→ Set exercise
Set down the data below from its first line to the line holding "const harLeaders = [];", inclusive; omit all pictures.

→ Dataset content
___
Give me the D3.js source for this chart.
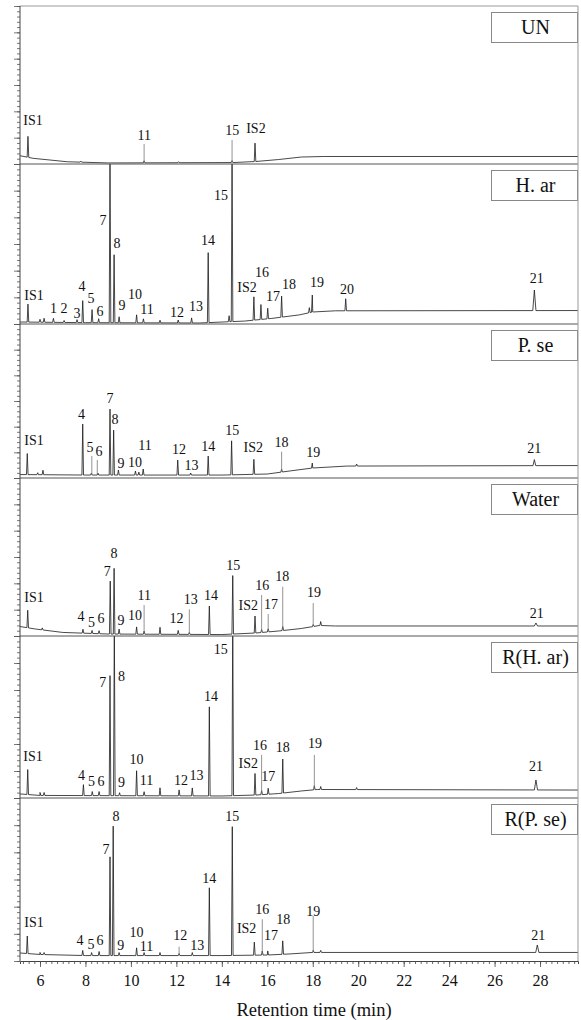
<!DOCTYPE html>
<html><head><meta charset="utf-8">
<script src="https://cdn.jsdelivr.net/npm/d3@7"></script>
<style>body{margin:0;background:#fff} svg{display:block} svg text{font-family:'Liberation Serif','DejaVu Serif','Times New Roman',serif !important;fill:#111}</style>
</head><body><div id="chart"></div>
<script>
// ---------------- DATA ----------------
const panelNames = ["UN", "H. ar", "P. se", "Water", "R(H. ar)", "R(P. se)"];
const xMajorTicks = [6, 8, 10, 12, 14, 16, 18, 20, 22, 24, 26, 28];
const xTitle = "Retention time (min)";

// baselines: [time, level]; peaks: [time, height above baseline, half width]; labels: [text, time, level]; leaders: [time, top level]
const unBaseline = [[5.12,6.3],[5.7,4.3],[7.2,1.7],[9.0,0.8],[14.5,1.1],[15.5,1.9],[16.5,3.4],[17.5,5.3],[18.5,5.7],[29.67,5.7]];
const unPeaks = [[5.47,15.9],[7.8,0.8],[10.58,1.5],[12.1,0.8],[14.45,1.5],[15.46,14]];
const unLabels = [["IS1",5.69,33.4],["11",10.59,22],["15",14.46,25.8],["IS2",15.50,27.1]];
const unLeaders = [[10.58,15.2],[14.45,18.2]];

const harBaseline = [[5.12,1.5],[8,1.0],[13,0.75],[15,2.2],[16.2,4.2],[17.4,6.8],[18.0,9.0],[19,9.9],[29.67,10.1]];
const harPeaks = [[5.47,13.5],[6.0,2.2],[6.18,3],[6.59,3],[7.06,1.5],[7.63,2.2],[7.88,16.5],[8.29,9.8],[8.58,3],[9.08,130],[9.26,51],[9.48,4.5],[10.25,6],[10.55,3],[11.28,2],[12.08,2.2],[12.67,3.8],[13.40,52.5],[14.32,4.5],[14.45,130],[15.41,17.5],[15.72,11.2],[16.02,7.9],[16.63,15.8],[17.85,3.8],[17.98,12.8],[19.45,9],[27.75,15.4,0.07]];
const harLabels = [["IS1",5.74,21.75],["1",6.59,12],["2",7.06,12],["3",7.63,8.25],["4",7.85,28.5],["5",8.24,19.5],["6",8.64,9.75],["7",8.77,78],["8",9.39,60.75],["9",9.61,14.25],["10",10.18,22.5],["11",10.71,11.25],["12",12.03,9],["13",12.86,13.5],["14",13.39,63],["15",13.96,96.75],["IS2",15.11,27.75],["16",15.77,39],["17",16.25,21],["18",16.95,30],["19",18.19,31.5],["20",19.51,26.25],["21",27.85,34.5]];
const harLeaders = [];

const pseBaseline = [[5.12,2.7],[8,2.3],[14,2.3],[16,3.1],[17,5.5],[18,7.8],[19.5,9.3],[29.67,9.7]];
const psePeaks = [[5.44,16.4],[5.9,1.5],[6.13,3.5],[7.88,39.7],[8.26,1.5],[8.55,1.5],[9.08,51.4],[9.24,35],[9.45,3.9],[10.2,3.1],[10.35,2.3],[10.54,4.7],[12.06,11.7],[12.63,1.6],[13.40,14.8],[14.43,26.5],[15.41,11.7],[16.63,2.3],[17.98,3.9],[19.93,1.6],[27.75,4.7,0.06]];
const pseLabels = [["IS1",5.74,29.6],["4",7.83,49.6],["5",8.20,23.6],["6",8.60,20.5],["7",9.08,62.1],["8",9.30,45.7],["9",9.56,11.4],["10",10.18,11.9],["11",10.62,25.7],["12",12.12,22.4],["13",12.67,10.1],["14",13.40,24.4],["15",14.46,36.8],["IS2",15.38,23.6],["18",16.63,27.8],["19",18.02,19.7],["21",27.75,23.1]];
const pseLeaders = [[8.28,17.1],[8.52,14],[16.63,20.5]];

const waterBaseline = [[5.12,7.2],[5.8,5.3],[7,2.7],[9,1.5],[14,1.1],[15.5,2.3],[16.5,3.8],[17.5,5.7],[18.3,8],[19,7.6],[29.67,7.6]];
const waterPeaks = [[5.46,13.3],[6.1,1.5],[7.89,3],[8.29,2.3],[8.6,2.3],[9.09,40.2],[9.26,49.9],[9.48,3.8],[10.25,5.5],[10.58,2.3],[11.28,5.3],[12.08,3],[12.57,1.5],[13.45,21.6],[14.48,44.4],[15.46,12.9],[15.75,2.3],[16.04,2.3],[16.68,3],[18.02,1.5],[18.35,3],[27.82,2.3,0.07]];
const waterLabels = [["IS1",5.74,29.1],["4",7.80,14.6],["5",8.27,10.1],["6",8.68,13.4],["7",8.96,49.3],["8",9.26,62.8],["9",9.56,11.6],["10",10.18,15.9],["11",10.59,31.1],["12",12.01,13.4],["13",12.63,27.9],["14",13.52,31.1],["15",14.50,53.9],["IS2",15.16,23.5],["16",15.78,38.7],["17",16.16,24.3],["18",16.66,45.5],["19",18.05,32.9],["21",27.85,17.2]];
const waterLeaders = [[10.58,23.5],[12.57,20.3],[15.75,31.1],[16.04,16.7],[16.68,37.4],[18.02,25]];

const rharBaseline = [[5.12,3],[6,1.9],[14,1.5],[15.5,2.2],[16.5,3.3],[17.5,5.2],[18.2,6.3],[29.67,5.9]];
const rharPeaks = [[5.46,18.5],[6.0,2.2],[6.18,2.2],[7.91,8.1],[8.30,3],[8.6,3],[9.08,88.9],[9.27,130],[9.5,2.2],[10.25,18.5],[10.58,3],[11.28,5.9],[12.12,4.4],[12.70,5.9],[13.45,66],[14.48,130],[15.46,16],[15.75,3],[16.04,4.4],[16.68,25.2],[18.07,3],[18.35,2.2],[19.93,1.5],[27.82,7.4,0.07]];
const rharLabels = [["IS1",5.69,30.6],["4",7.83,16.5],["5",8.27,12.1],["6",8.68,12.1],["7",8.76,85.4],["8",9.59,90.4],["9",9.59,11.3],["10",10.25,28.9],["11",10.69,12.8],["12",12.20,12.8],["13",12.89,17],["14",13.52,75.6],["15",13.95,110.4],["IS2",15.16,25.7],["16",15.68,38.8],["17",16.04,15.8],["18",16.68,37.6],["19",18.10,40.5],["21",27.82,23.2]];
const rharLeaders = [[15.75,31.9],[18.07,31.9]];

const rpseBaseline = [[5.12,5.9],[6,4.8],[8,4],[14,4],[16,4.4],[17,5.2],[18,6.3],[29.67,6.3]];
const rpsePeaks = [[5.44,12.9],[6.0,1.5],[6.18,1.5],[7.88,3.7],[8.27,2.2],[8.6,3],[9.08,72.7],[9.22,95.3],[9.48,2.2],[10.25,5.7],[10.58,2.2],[11.28,2.2],[12.12,1.5],[12.70,2.2],[13.45,49.9],[14.46,94.8],[15.43,9.6],[15.78,3],[16.02,3],[16.68,9.9],[18.02,1.5],[18.35,1.5],[27.88,5.5,0.07]];
const rpseLabels = [["IS1",5.74,28.2],["4",7.76,14.9],["5",8.24,12.5],["6",8.64,14.9],["7",8.90,82.2],["8",9.34,106.7],["9",9.55,11.8],["10",10.25,21.1],["11",10.69,10.5],["12",12.17,18.6],["13",12.92,11.3],["14",13.45,60.9],["15",14.46,106.7],["IS2",15.09,24.1],["16",15.78,38.1],["17",16.16,19.1],["18",16.70,30.9],["19",18.02,36.3],["21",27.92,19.1]];
const rpseLeaders = [[12.12,10.5],[15.78,30.7],[18.02,33.1]];

// ---------------- LAYOUT ----------------
const W = 581, H = 1020;
const left = 20, right = 578;
const panelTops = [6, 164, 324, 478, 636, 798];
const plotBottom = 961;
const xDomain = [5.12, 29.67];
const SERIF = "'Liberation Serif','DejaVu Serif','Times New Roman',serif";

const panels = [
  {base: unBaseline, peaks: unPeaks, labels: unLabels, leaders: unLeaders},
  {base: harBaseline, peaks: harPeaks, labels: harLabels, leaders: harLeaders},
  {base: pseBaseline, peaks: psePeaks, labels: pseLabels, leaders: pseLeaders},
  {base: waterBaseline, peaks: waterPeaks, labels: waterLabels, leaders: waterLeaders},
  {base: rharBaseline, peaks: rharPeaks, labels: rharLabels, leaders: rharLeaders},
  {base: rpseBaseline, peaks: rpsePeaks, labels: rpseLabels, leaders: rpseLeaders}
];

const svg = d3.select("#chart").append("svg").attr("width", W).attr("height", H)
  .attr("font-family", SERIF);
const x = d3.scaleLinear().domain(xDomain).range([left, right]);
const defs = svg.append("defs");

panels.forEach((p, i) => {
  const top = panelTops[i];
  const bottom = i < panels.length - 1 ? panelTops[i + 1] : plotBottom;
  const y = d3.scaleLinear().domain([0, 120]).range([bottom, top]);
  const base = d3.scaleLinear().domain(p.base.map(d => d[0])).range(p.base.map(d => d[1])).clamp(true);

  defs.append("clipPath").attr("id", "clip" + i)
    .append("rect").attr("x", left).attr("y", top).attr("width", right - left).attr("height", bottom - top);

  const g = svg.append("g");

  // trace
  const pts = p.base.map(d => [d[0], d[1]]);
  p.peaks.forEach(pk => {
    const t = pk[0], h = pk[1], w = pk[2] || 0.035;
    pts.push([t - w, base(t - w)], [t, base(t) + h], [t + w, base(t + w)]);
  });
  pts.sort((a, b) => a[0] - b[0]);
  g.append("path")
    .attr("clip-path", `url(#clip${i})`)
    .attr("d", d3.line().x(d => x(d[0])).y(d => y(d[1]))(pts))
    .attr("fill", "none").attr("stroke", "#1a1a1a").attr("stroke-width", 0.8)
    .attr("stroke-linejoin", "miter");

  // leader lines
  g.selectAll("line.leader").data(p.leaders).join("line")
    .attr("class", "leader")
    .attr("x1", d => x(d[0])).attr("x2", d => x(d[0]))
    .attr("y1", d => y(d[1])).attr("y2", d => y(base(d[0]) + 0.5))
    .attr("stroke", "#777").attr("stroke-width", 0.8);

  // peak labels
  g.selectAll("text.pl").data(p.labels).join("text")
    .attr("class", "pl")
    .attr("x", d => x(d[1])).attr("y", d => y(d[2]) + 4.7)
    .attr("text-anchor", "middle").attr("font-size", 14).attr("font-family", SERIF)
    .text(d => d[0]);

  // y ticks (left, outside)
  const yMinor = d3.axisLeft(y).tickValues(d3.range(0, 121, 4)).tickSize(3).tickFormat("");
  const yMajor = d3.axisLeft(y).tickValues(d3.range(0, 121, 20)).tickSize(6).tickFormat("");
  [yMinor, yMajor].forEach(ax => {
    const a = svg.append("g").attr("transform", `translate(${left},0)`).call(ax);
    a.select(".domain").remove();
    a.selectAll("line").attr("stroke", "#555").attr("stroke-width", 0.8);
  });

  // separator / top border
  svg.append("line").attr("x1", left).attr("x2", right).attr("y1", top).attr("y2", top)
    .attr("stroke", i === 0 ? "#999" : "#555").attr("stroke-width", 1);

  // name box
  const bx = 491.5, by = top + 6.5, bw = 86, bh = 30;
  svg.append("rect").attr("x", bx).attr("y", by).attr("width", bw).attr("height", bh)
    .attr("fill", "#fff").attr("stroke", "#888").attr("stroke-width", 1);
  svg.append("text").attr("x", bx + bw / 2 + 1).attr("y", by + bh / 2 + 6.6)
    .attr("text-anchor", "middle").attr("font-size", 20).attr("font-family", SERIF).text(panelNames[i]);
});

// frame lines
svg.append("line").attr("x1", left).attr("x2", left).attr("y1", panelTops[0]).attr("y2", plotBottom)
  .attr("stroke", "#444").attr("stroke-width", 1);
svg.append("line").attr("x1", right).attr("x2", right).attr("y1", panelTops[0]).attr("y2", plotBottom)
  .attr("stroke", "#999").attr("stroke-width", 1);

// x axis
const xMinorTicks = d3.range(5.25, 29.6, 0.25);
const xMinorAx = svg.append("g").attr("transform", `translate(0,${plotBottom})`)
  .call(d3.axisBottom(x).tickValues(xMinorTicks).tickSize(3).tickFormat(""));
xMinorAx.select(".domain").attr("stroke", "#444");
xMinorAx.selectAll("line").attr("stroke", "#444").attr("stroke-width", 0.8);
const xMajorAx = svg.append("g").attr("transform", `translate(0,${plotBottom})`)
  .call(d3.axisBottom(x).tickValues(xMajorTicks).tickSize(6).tickPadding(8).tickFormat(d3.format("d")));
xMajorAx.attr("font-family", SERIF);
xMajorAx.select(".domain").remove();
xMajorAx.selectAll("line").attr("stroke", "#444").attr("stroke-width", 0.8);
xMajorAx.selectAll("text").attr("font-size", 16).attr("font-family", SERIF).attr("fill", "#111");

svg.append("text").attr("x", 314).attr("y", 1016).attr("text-anchor", "middle")
  .attr("font-size", 18.5).attr("font-family", SERIF).text(xTitle);
</script>
</body></html>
___
→ Answer to this task
Give me the D3.js source for this chart.
<!DOCTYPE html>
<html><head><meta charset="utf-8">
<script src="https://cdn.jsdelivr.net/npm/d3@7"></script>
<style>body{margin:0;background:#fff} svg{display:block} svg text{font-family:'Liberation Serif','DejaVu Serif','Times New Roman',serif !important;fill:#111}</style>
</head><body><div id="chart"></div>
<script>
// ---------------- DATA ----------------
const panelNames = ["UN", "H. ar", "P. se", "Water", "R(H. ar)", "R(P. se)"];
const xMajorTicks = [6, 8, 10, 12, 14, 16, 18, 20, 22, 24, 26, 28];
const xTitle = "Retention time (min)";

// baselines: [time, level]; peaks: [time, height above baseline, half width]; labels: [text, time, level]; leaders: [time, top level]
const unBaseline = [[5.12,6.3],[5.7,4.3],[7.2,1.7],[9.0,0.8],[14.5,1.1],[15.5,1.9],[16.5,3.4],[17.5,5.3],[18.5,5.7],[29.67,5.7]];
const unPeaks = [[5.47,15.9],[7.8,0.8],[10.58,1.5],[12.1,0.8],[14.45,1.5],[15.46,14]];
const unLabels = [["IS1",5.69,33.4],["11",10.59,22],["15",14.46,25.8],["IS2",15.50,27.1]];
const unLeaders = [[10.58,15.2],[14.45,18.2]];

const harBaseline = [[5.12,1.5],[8,1.0],[13,0.75],[15,2.2],[16.2,4.2],[17.4,6.8],[18.0,9.0],[19,9.9],[29.67,10.1]];
const harPeaks = [[5.47,13.5],[6.0,2.2],[6.18,3],[6.59,3],[7.06,1.5],[7.63,2.2],[7.88,16.5],[8.29,9.8],[8.58,3],[9.08,130],[9.26,51],[9.48,4.5],[10.25,6],[10.55,3],[11.28,2],[12.08,2.2],[12.67,3.8],[13.40,52.5],[14.32,4.5],[14.45,130],[15.41,17.5],[15.72,11.2],[16.02,7.9],[16.63,15.8],[17.85,3.8],[17.98,12.8],[19.45,9],[27.75,15.4,0.07]];
const harLabels = [["IS1",5.74,21.75],["1",6.59,12],["2",7.06,12],["3",7.63,8.25],["4",7.85,28.5],["5",8.24,19.5],["6",8.64,9.75],["7",8.77,78],["8",9.39,60.75],["9",9.61,14.25],["10",10.18,22.5],["11",10.71,11.25],["12",12.03,9],["13",12.86,13.5],["14",13.39,63],["15",13.96,96.75],["IS2",15.11,27.75],["16",15.77,39],["17",16.25,21],["18",16.95,30],["19",18.19,31.5],["20",19.51,26.25],["21",27.85,34.5]];
const harLeaders = [];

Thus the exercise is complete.